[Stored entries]
================================

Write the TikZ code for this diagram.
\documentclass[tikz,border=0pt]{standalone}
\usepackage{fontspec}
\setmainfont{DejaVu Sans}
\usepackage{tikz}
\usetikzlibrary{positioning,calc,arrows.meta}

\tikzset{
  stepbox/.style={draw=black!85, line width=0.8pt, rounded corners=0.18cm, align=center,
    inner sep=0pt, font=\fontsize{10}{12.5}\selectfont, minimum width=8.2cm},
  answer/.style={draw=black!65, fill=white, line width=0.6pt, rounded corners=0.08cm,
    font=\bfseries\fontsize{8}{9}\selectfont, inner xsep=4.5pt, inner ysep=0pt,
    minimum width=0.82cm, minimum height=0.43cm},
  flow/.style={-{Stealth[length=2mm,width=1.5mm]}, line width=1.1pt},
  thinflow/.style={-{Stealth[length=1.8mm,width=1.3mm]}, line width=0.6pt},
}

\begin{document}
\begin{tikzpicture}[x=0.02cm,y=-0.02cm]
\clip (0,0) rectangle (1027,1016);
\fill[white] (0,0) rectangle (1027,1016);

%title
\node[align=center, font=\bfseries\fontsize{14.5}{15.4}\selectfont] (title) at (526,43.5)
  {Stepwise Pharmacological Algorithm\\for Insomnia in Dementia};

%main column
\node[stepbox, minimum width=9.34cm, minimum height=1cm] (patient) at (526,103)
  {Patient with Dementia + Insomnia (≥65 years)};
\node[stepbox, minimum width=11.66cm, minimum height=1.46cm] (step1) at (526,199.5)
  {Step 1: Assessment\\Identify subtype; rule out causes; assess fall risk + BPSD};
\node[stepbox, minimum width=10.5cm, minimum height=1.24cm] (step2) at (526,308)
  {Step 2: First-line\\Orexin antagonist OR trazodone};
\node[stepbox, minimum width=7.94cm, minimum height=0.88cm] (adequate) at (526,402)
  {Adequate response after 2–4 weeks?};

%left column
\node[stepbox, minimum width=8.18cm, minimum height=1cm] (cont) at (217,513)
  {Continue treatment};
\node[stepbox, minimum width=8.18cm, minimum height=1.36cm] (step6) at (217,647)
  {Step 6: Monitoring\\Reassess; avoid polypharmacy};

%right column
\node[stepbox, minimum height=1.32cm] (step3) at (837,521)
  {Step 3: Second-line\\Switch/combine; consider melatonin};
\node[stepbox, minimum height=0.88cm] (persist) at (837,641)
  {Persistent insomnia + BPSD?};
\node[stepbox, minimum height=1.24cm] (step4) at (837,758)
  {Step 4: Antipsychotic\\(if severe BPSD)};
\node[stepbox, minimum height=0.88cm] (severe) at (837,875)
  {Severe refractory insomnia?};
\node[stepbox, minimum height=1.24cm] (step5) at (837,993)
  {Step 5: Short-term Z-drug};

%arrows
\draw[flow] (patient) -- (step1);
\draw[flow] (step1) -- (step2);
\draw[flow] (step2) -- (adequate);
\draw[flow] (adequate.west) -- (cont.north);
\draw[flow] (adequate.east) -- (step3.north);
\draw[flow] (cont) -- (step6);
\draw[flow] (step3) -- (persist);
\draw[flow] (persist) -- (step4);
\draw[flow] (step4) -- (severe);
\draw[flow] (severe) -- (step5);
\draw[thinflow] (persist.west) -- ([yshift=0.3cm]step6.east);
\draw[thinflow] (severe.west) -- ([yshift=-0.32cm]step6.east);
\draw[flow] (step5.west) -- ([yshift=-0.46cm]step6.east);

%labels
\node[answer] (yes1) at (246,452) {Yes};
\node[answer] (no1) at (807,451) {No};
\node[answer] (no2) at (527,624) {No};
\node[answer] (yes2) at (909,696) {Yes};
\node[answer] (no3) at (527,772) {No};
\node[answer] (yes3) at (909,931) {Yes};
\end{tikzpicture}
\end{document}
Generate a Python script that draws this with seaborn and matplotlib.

================================

> _What the task requires_
Scan the material above for the string "this" and return the lines that hold it.

> _Response_
Write the TikZ code for this diagram.
Generate a Python script that draws this with seaborn and matplotlib.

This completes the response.